▸ What you will do
Please print the lines between the one with "Convert this diagram to TikZ code." and the one with "(L2) at (1074.5,438)", both ends included, exactly as written, with no pictures.

----------

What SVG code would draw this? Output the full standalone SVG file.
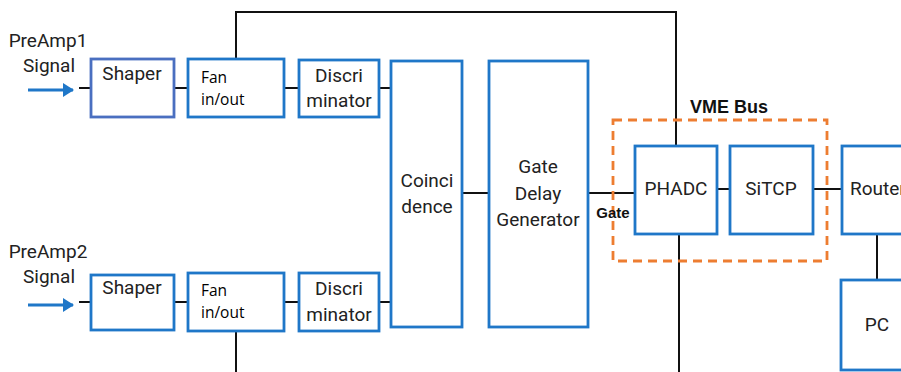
<svg xmlns="http://www.w3.org/2000/svg" width="901" height="372" viewBox="0 0 901 372">
<defs>
<marker id="ah" markerWidth="11" markerHeight="14" refX="10" refY="7" orient="auto" markerUnits="userSpaceOnUse">
<path d="M0,0 L11,7 L0,14 Z" fill="#1f77c8"/>
</marker>
<style>
.box{fill:#fff;stroke:#1f77c8;stroke-width:2.8}
.t{font-family:Roboto,"Liberation Sans",sans-serif;font-size:19px;fill:#222;text-anchor:middle}
.f{font-family:"Open Sans","Liberation Sans",sans-serif;font-size:15.5px;fill:#000}
.b{font-family:"Liberation Sans",Arial,sans-serif;font-weight:bold;fill:#111;text-anchor:middle}
.ln{stroke:#111;stroke-width:2;fill:none}
.ar{stroke:#1f77c8;stroke-width:3;fill:none}
</style>
</defs>
<rect width="901" height="372" fill="#fff"/>
<g id="connectors">
<polyline class="ln" points="236,59 236,12 676,12 676,146"/>
<line class="ln" x1="79" y1="88" x2="91" y2="88"/>
<line class="ln" x1="174" y1="88" x2="188" y2="88"/>
<line class="ln" x1="284" y1="88" x2="299" y2="88"/>
<line class="ln" x1="379" y1="88" x2="391" y2="88"/>
<line class="ln" x1="79" y1="302" x2="91" y2="302"/>
<line class="ln" x1="174" y1="302" x2="188" y2="302"/>
<line class="ln" x1="284" y1="302" x2="299" y2="302"/>
<line class="ln" x1="379" y1="302" x2="391" y2="302"/>
<line class="ln" x1="236" y1="331" x2="236" y2="372"/>
<line class="ln" x1="462" y1="193" x2="489" y2="193"/>
<line class="ln" x1="588" y1="193" x2="635" y2="193"/>
<line class="ln" x1="717" y1="189" x2="730" y2="189"/>
<line class="ln" x1="813" y1="189" x2="842" y2="189"/>
<line class="ln" x1="679" y1="234" x2="679" y2="372"/>
<line class="ln" x1="877" y1="234" x2="877" y2="280"/>
<line class="ar" x1="28" y1="90" x2="73" y2="90" marker-end="url(#ah)"/>
<line class="ar" x1="28" y1="305" x2="73" y2="305" marker-end="url(#ah)"/>
</g>
<g id="input1">
<text class="t" x="48" y="47">PreAmp1</text>
<text class="t" x="49" y="72">Signal</text>
</g>
<g id="input2">
<text class="t" x="48" y="258">PreAmp2</text>
<text class="t" x="49" y="283">Signal</text>
</g>
<g id="shaper1">
<rect class="box" x="91" y="59" width="83" height="58" style="stroke:#4a6fc0"/>
<text class="t" x="132" y="80">Shaper</text>
</g>
<g id="fan1">
<rect class="box" x="188" y="59" width="96" height="58"/>
<text class="f" x="201" y="83">Fan</text>
<text class="f" x="201" y="105">in/out</text>
</g>
<g id="disc1">
<rect class="box" x="299" y="60" width="80" height="57"/>
<text class="t" x="339" y="82">Discri</text>
<text class="t" x="339" y="107">minator</text>
</g>
<g id="shaper2">
<rect class="box" x="91" y="275" width="83" height="55"/>
<text class="t" x="132" y="294">Shaper</text>
</g>
<g id="fan2">
<rect class="box" x="188" y="273" width="96" height="58"/>
<text class="f" x="201" y="296">Fan</text>
<text class="f" x="201" y="318">in/out</text>
</g>
<g id="disc2">
<rect class="box" x="299" y="273" width="80" height="58"/>
<text class="t" x="339" y="295">Discri</text>
<text class="t" x="339" y="321">minator</text>
</g>
<g id="coincidence">
<rect class="box" x="391" y="61" width="71" height="266"/>
<text class="t" x="427" y="187">Coinci</text>
<text class="t" x="427" y="213">dence</text>
</g>
<g id="gdg">
<rect class="box" x="489" y="61" width="99" height="266"/>
<text class="t" x="538" y="173">Gate</text>
<text class="t" x="538" y="200">Delay</text>
<text class="t" x="538" y="226">Generator</text>
</g>
<g id="vmebus">
<rect x="613" y="120" width="214" height="141" fill="none" stroke="#ed7d31" stroke-width="2.8" stroke-dasharray="9,6"/>
<text class="b" x="729" y="113" font-size="18">VME Bus</text>
</g>
<g id="gatelabel">
<text class="b" x="613" y="218" font-size="15">Gate</text>
</g>
<g id="phadc">
<rect class="box" x="635" y="146" width="82" height="88"/>
<text class="t" x="676" y="195">PHADC</text>
</g>
<g id="sitcp">
<rect class="box" x="730" y="146" width="83" height="88"/>
<text class="t" x="771" y="195">SiTCP</text>
</g>
<g id="router">
<rect class="box" x="842" y="146" width="80" height="88"/>
<text class="t" x="850" y="195" style="text-anchor:start">Router</text>
</g>
<g id="pc">
<rect class="box" x="841" y="280" width="80" height="90"/>
<text class="t" x="877" y="331">PC</text>
</g>
</svg>
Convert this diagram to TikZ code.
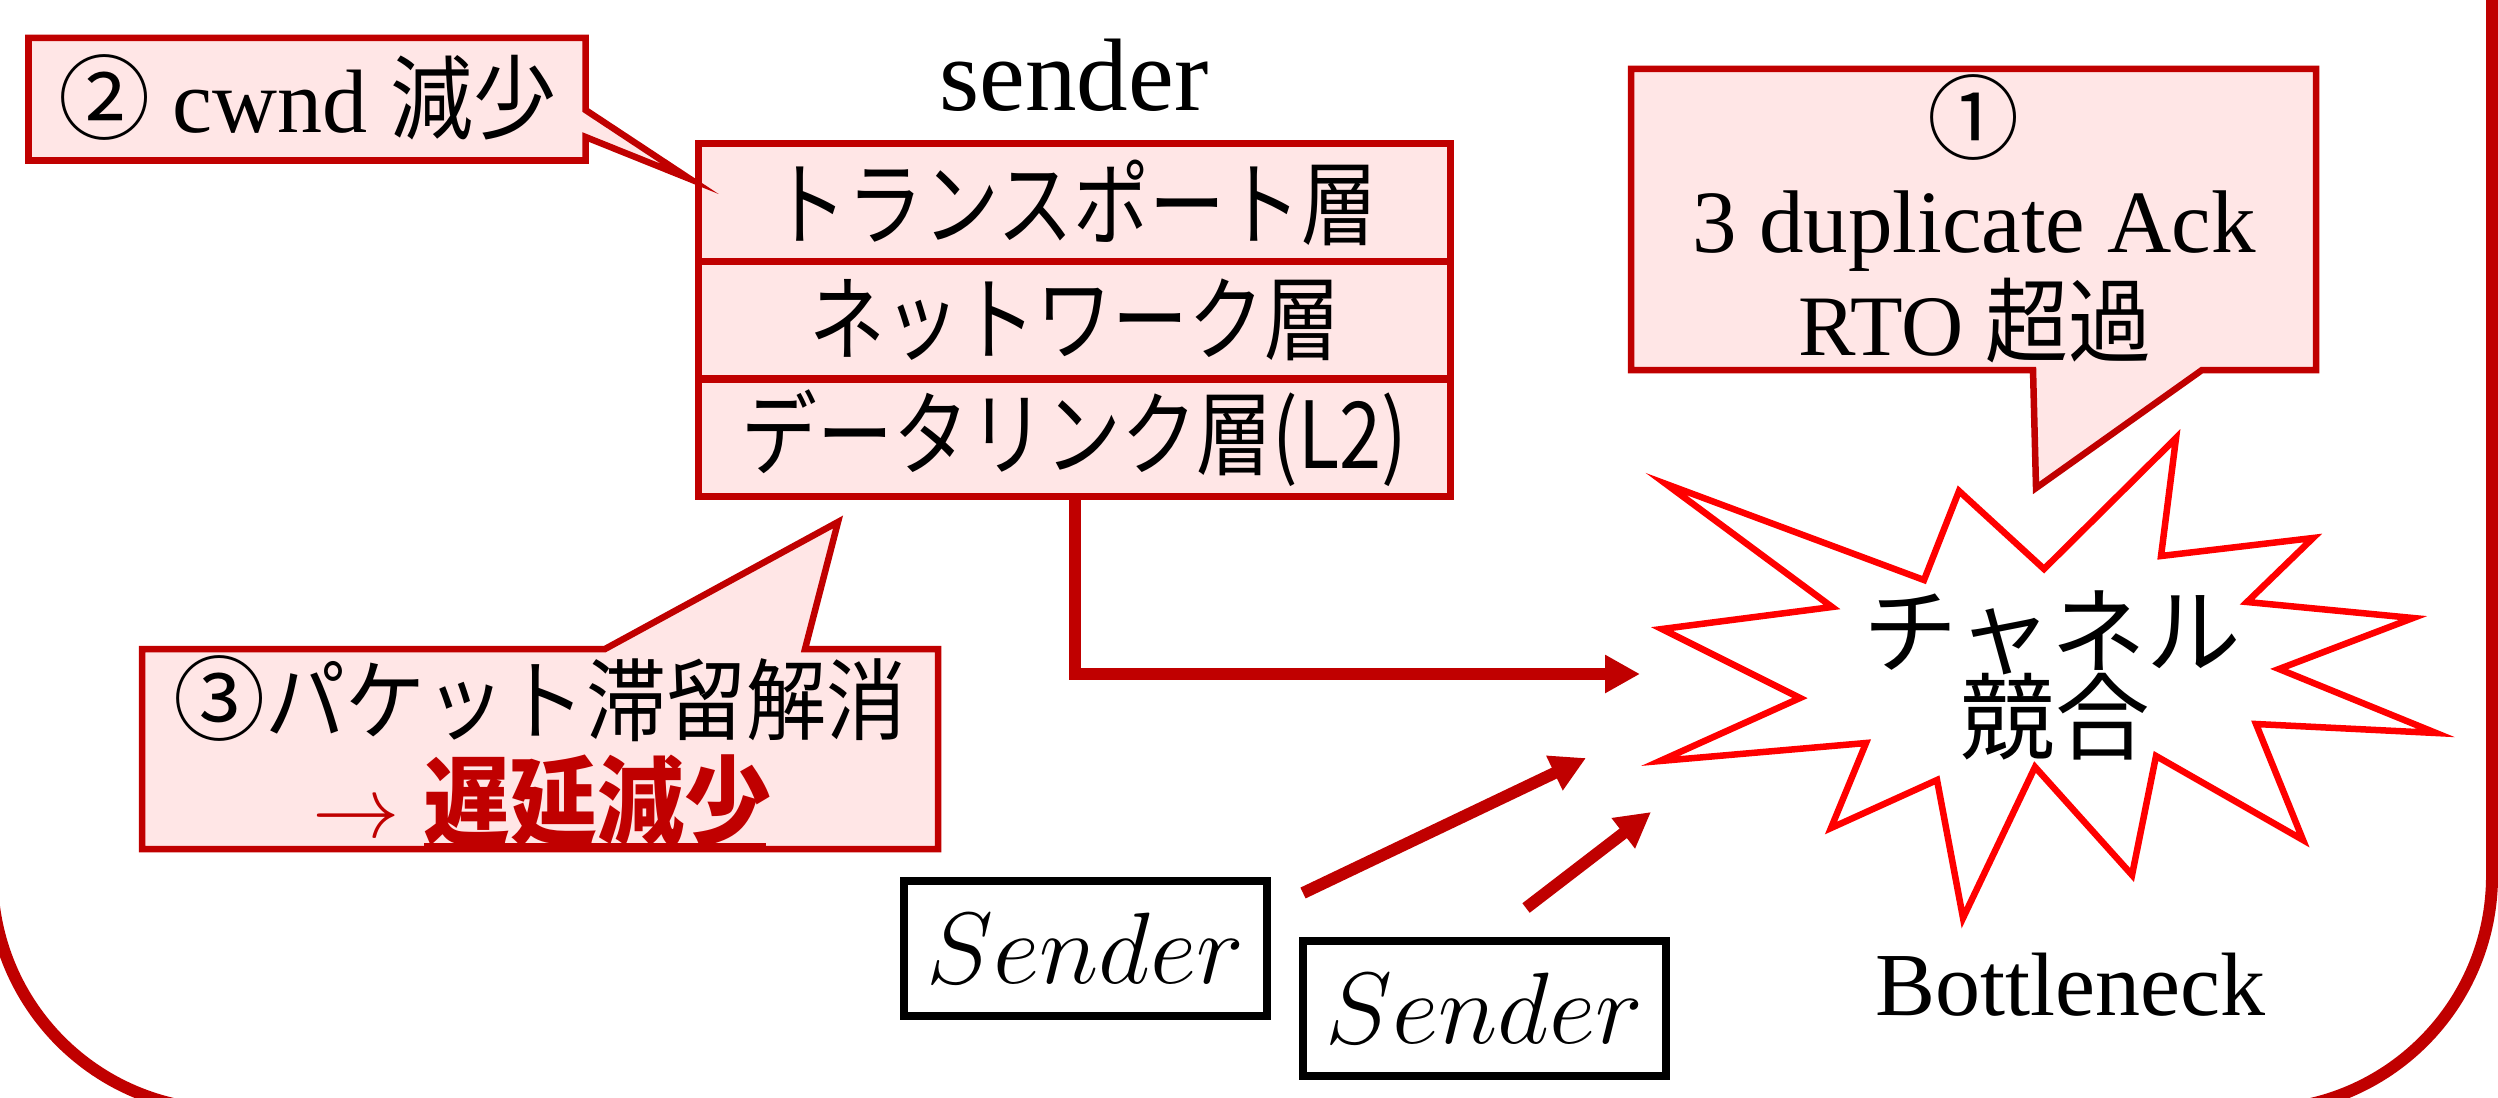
\documentclass[tikz,border=0pt]{standalone}
\usepackage{fontspec}
\setmainfont{Liberation Serif}
\newfontfamily\jp{Noto Sans CJK JP}[FakeStretch=0.9]
\newfontfamily\jpc{Noto Sans CJK JP}[FakeStretch=0.82]
\newfontfamily\jpn{Noto Sans CJK JP}
\usetikzlibrary{arrows.meta}
\definecolor{dkred}{HTML}{C00000}
\definecolor{pinkfill}{HTML}{FFE6E6}
\definecolor{burstred}{HTML}{FF0000}
\newcommand{\fs}[1]{\fontsize{#1pt}{#1pt}\selectfont}
\newcommand{\sndr}{\scalebox{1.16}{$Sender$}}
\tikzset{
  callout/.style={draw=dkred, fill=pinkfill, line width=0.065cm, line join=miter},
  layer/.style={draw=dkred, fill=pinkfill, line width=0.07cm, minimum width=7.51cm,
    minimum height=1.175cm, inner sep=0pt, font=\jpc\fs{26.3}},
  sendbox/.style={draw=black, line width=0.08cm, minimum width=3.63cm,
    minimum height=1.35cm, inner sep=0pt, font=\fs{24.88}},
  flow/.style={draw=dkred, line width=0.12cm, line join=miter,
    -{Triangle[length=0.35cm,width=0.36cm]}},
  burst/.style={draw=burstred, fill=white, line width=0.065cm, line join=miter},
  frame/.style={draw=dkred, line width=0.12cm, rounded corners=2.34cm},
  txt/.style={inner sep=0pt, outer sep=0pt},
}
\begin{document}
\begin{tikzpicture}[x=0.01cm, y=-0.01cm]
\useasboundingbox (0,0) rectangle (2498,1097);
\begin{scope}
  \clip (0,0) rectangle (2498,1097);
  \draw[frame] (-8,-400) rectangle (2492,1110);
\end{scope}

% sender stack
\node[txt, anchor=base, font=\fs{29.3}] (snd) at (1074,111) {sender};
\node[layer] (L4) at (1074.5,202.5) {トランスポート層};
\node[layer] (L3) at (1074.5,320) {ネットワーク層};
\node[layer] (L2) at (1074.5,438) {データリンク層(L2)};

% callout 2
\draw[callout] (28.5,38) -- (585.5,38) -- (585.5,110) -- (690,179) -- (585.5,137)
  -- (585.5,160.5) -- (28.5,160.5) -- cycle;
\node[txt, anchor=base, font=\fs{25.6}] (c2t) at (307,133)
  {{\jpn\fs{26.2}②} cwnd {\jp\fs{26.2}減少}};

% starburst
\draw[burst] (1666,484) -- (1924,580) -- (1959,491) -- (2044,569) -- (2176,438)
  -- (2161,556) -- (2313,538) -- (2247,602) -- (2413,618) -- (2279,669)
  -- (2436,733) -- (2256,724) -- (2303,840) -- (2156,756) -- (2132,875)
  -- (2035,767) -- (1963,918) -- (1937,780) -- (1831,828) -- (1866,743)
  -- (1660,761) -- (1800,698) -- (1662,629) -- (1832,607) -- cycle;
\node[txt, font=\jpn\fs{26.9}] (b1) at (2052,633) {チャネル};
\node[txt, font=\jpn\fs{26.9}] (b2) at (2055,717) {競合};
\node[txt, anchor=base, font=\fs{25.6}] (bn) at (2070,1015) {Bottleneck};

% callout 1
\draw[callout] (1631,69) -- (2316,69) -- (2316,370) -- (2202,370) -- (2036,488)
  -- (2033,370) -- (1631,370) -- cycle;
\node[txt, font=\jpn\fs{26.2}] (c1a) at (1974,117) {①};
\node[txt, anchor=base, font=\fs{25.3}] (c1b) at (1974,252) {3 duplicate Ack};
\node[txt, anchor=base, font=\fs{24.5}] (c1c) at (1975,355) {RTO {\jp\fs{26.2}超過}};

% callout 3
\draw[callout] (142,649) -- (605,649) -- (838,522) -- (805,649) -- (938,649)
  -- (938,849) -- (142,849) -- cycle;
\node[txt] (c3a) at (540,699) {{\jpn\fs{26.2}③}{\jp\fs{25.3}パケット滞留解消}};
\node[txt, font=\fs{26}] (c3b) at (542,801)
  {{\color{dkred}\fs{24}$\rightarrow$} {\jp\bfseries\color{dkred}\fs{27.5}遅延減少}};
\draw[dkred, line width=0.045cm] (424,845) -- (766,845);

% senders
\node[sendbox] (S1) at (1085.5,948.5) {\sndr};
\node[sendbox] (S2) at (1484.5,1008.5) {\sndr};

% arrows
\coordinate (a1) at (1640,674);
\draw[flow] (L2.south) |- (a1);
\coordinate (a2s) at (1303,893);
\coordinate (a2e) at (1586,758);
\draw[flow] (a2s) -- (a2e);
\coordinate (a3s) at (1526,908);
\coordinate (a3e) at (1651,812);
\draw[flow] (a3s) -- (a3e);
\end{tikzpicture}
\end{document}
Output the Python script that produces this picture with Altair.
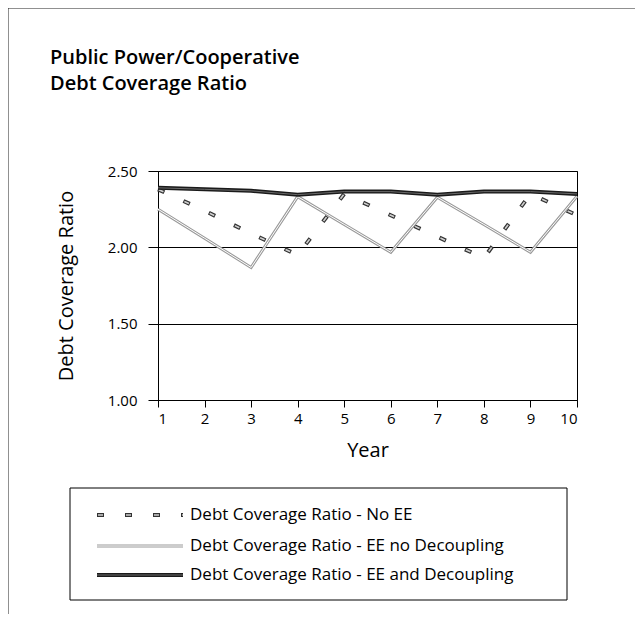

----------

▸ Answer to this exercise
Convert this diagram to TikZ code.
\documentclass[tikz,border=0pt]{standalone}
\usepackage{fontspec}
\setmainfont{Liberation Serif}
\newfontfamily\jp{Noto Sans CJK JP}[FakeStretch=0.9]
\newfontfamily\jpc{Noto Sans CJK JP}[FakeStretch=0.82]
\newfontfamily\jpn{Noto Sans CJK JP}
\usetikzlibrary{arrows.meta}
\definecolor{dkred}{HTML}{C00000}
\definecolor{pinkfill}{HTML}{FFE6E6}
\definecolor{burstred}{HTML}{FF0000}
\newcommand{\fs}[1]{\fontsize{#1pt}{#1pt}\selectfont}
\newcommand{\sndr}{\scalebox{1.16}{$Sender$}}
\tikzset{
  callout/.style={draw=dkred, fill=pinkfill, line width=0.065cm, line join=miter},
  layer/.style={draw=dkred, fill=pinkfill, line width=0.07cm, minimum width=7.51cm,
    minimum height=1.175cm, inner sep=0pt, font=\jpc\fs{26.3}},
  sendbox/.style={draw=black, line width=0.08cm, minimum width=3.63cm,
    minimum height=1.35cm, inner sep=0pt, font=\fs{24.88}},
  flow/.style={draw=dkred, line width=0.12cm, line join=miter,
    -{Triangle[length=0.35cm,width=0.36cm]}},
  burst/.style={draw=burstred, fill=white, line width=0.065cm, line join=miter},
  frame/.style={draw=dkred, line width=0.12cm, rounded corners=2.34cm},
  txt/.style={inner sep=0pt, outer sep=0pt},
}
\begin{document}
\begin{tikzpicture}[x=0.01cm, y=-0.01cm]
\useasboundingbox (0,0) rectangle (2498,1097);
\begin{scope}
  \clip (0,0) rectangle (2498,1097);
  \draw[frame] (-8,-400) rectangle (2492,1110);
\end{scope}

% sender stack
\node[txt, anchor=base, font=\fs{29.3}] (snd) at (1074,111) {sender};
\node[layer] (L4) at (1074.5,202.5) {トランスポート層};
\node[layer] (L3) at (1074.5,320) {ネットワーク層};
\node[layer] (L2) at (1074.5,438) {データリンク層(L2)};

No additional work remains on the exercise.